By Beatrice Thomas
Saudisation will lead to a short-term slowdown in the retail sector as lower demand and higher wages squeeze profit margins
Saudisation will lead to a short-term slowdown in the retail sector as lower demand and higher wages squeeze profit margins, according to a NCB Capital report.
However, NCB said in its Q4 update report on the Saudi retail sector that it viewed this period “as an opportunity to enter stocks for the long-term”, the Saudi Gazette reported.
“Macroeconomic drivers in Saudi Arabia remain strong with consolidation of fragmented sectors supporting the long-term growth outlook for stocks under our coverage,” Farouk Miah, head of equity research at NCB Capital, said.
Miah said NCB had upgraded retail and real estate firm Al Hokair to “overweight” with a Price Target (PT) of SR146.7 ($39.11) as it should be amongst the least impacted by Saudisation with multiple sources of growth supporting its outlook.
However, he said it had downgraded electronics and appliances company Extra to Neutral with a PT of SR109.9 ($29.30) “as we believe it will be amongst the most impacted from Saudisation in the short-term”.
“Although the long-term drivers remain in-tact for Extra, we believe it lacks short-term positive catalysts,” he said.
In other analysis, NCB Capital remained neutral on bookstore chain Jarir and markets group Al Othaim and overweight on wholesale air conditioning and appliance company Shaker.
“As seen in 3Q13, we believe a slowdown in growth will continue to be recorded in the next few quarters due to the negative short-term impact of Saudisation,” Miah said.
“These include one million fewer expatriates, the negative sentiment from remaining expatriates, slowdown in new store openings and higher staff costs for companies, leading to pressure on margins.
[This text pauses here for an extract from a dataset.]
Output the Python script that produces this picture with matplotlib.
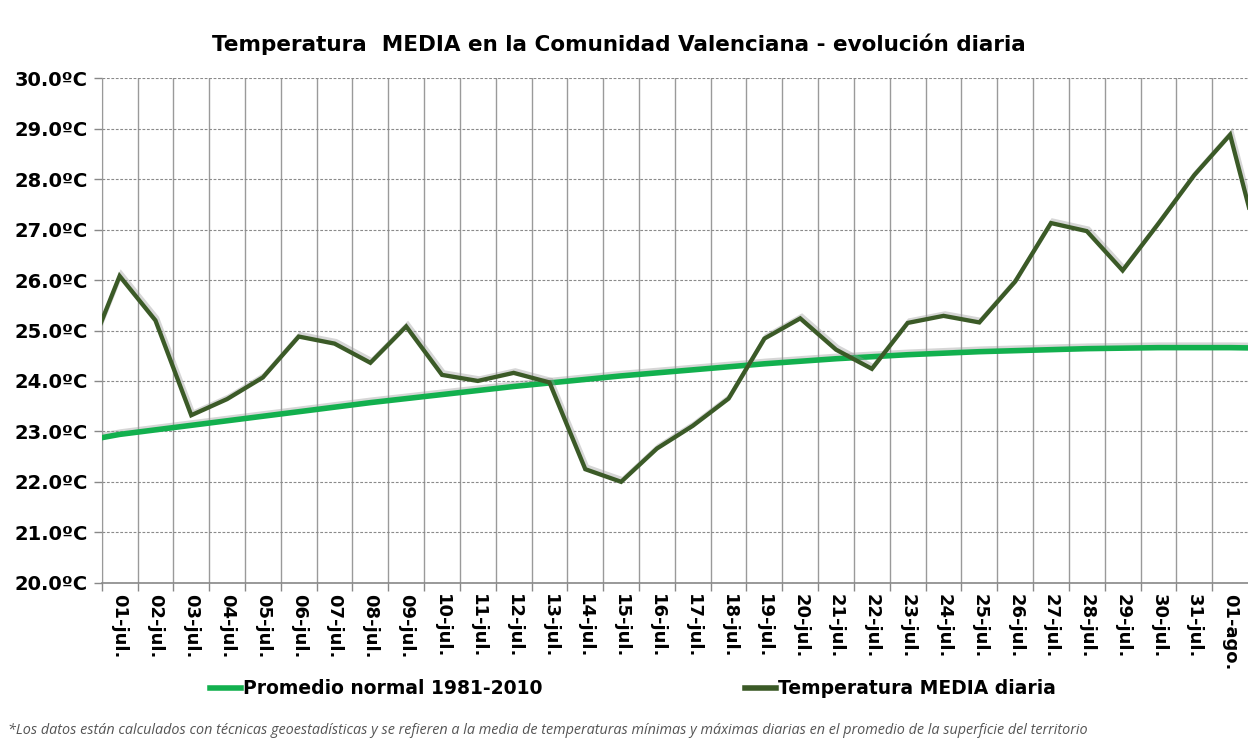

From the companies under coverage, we believe Shaker and Extra will be negatively impacted the most.”
However, NCB said it believed in the long-run Saudisation would be a positive for the retail sector.
“Increased employment and disposable incomes for locals, particularly for women, should lead to higher sales for retail companies,” he said. “Additionally, the longer term drivers for the sector such as consolidation of a fragmented sector, young and growing population and economies of scale aiding margins all remain.”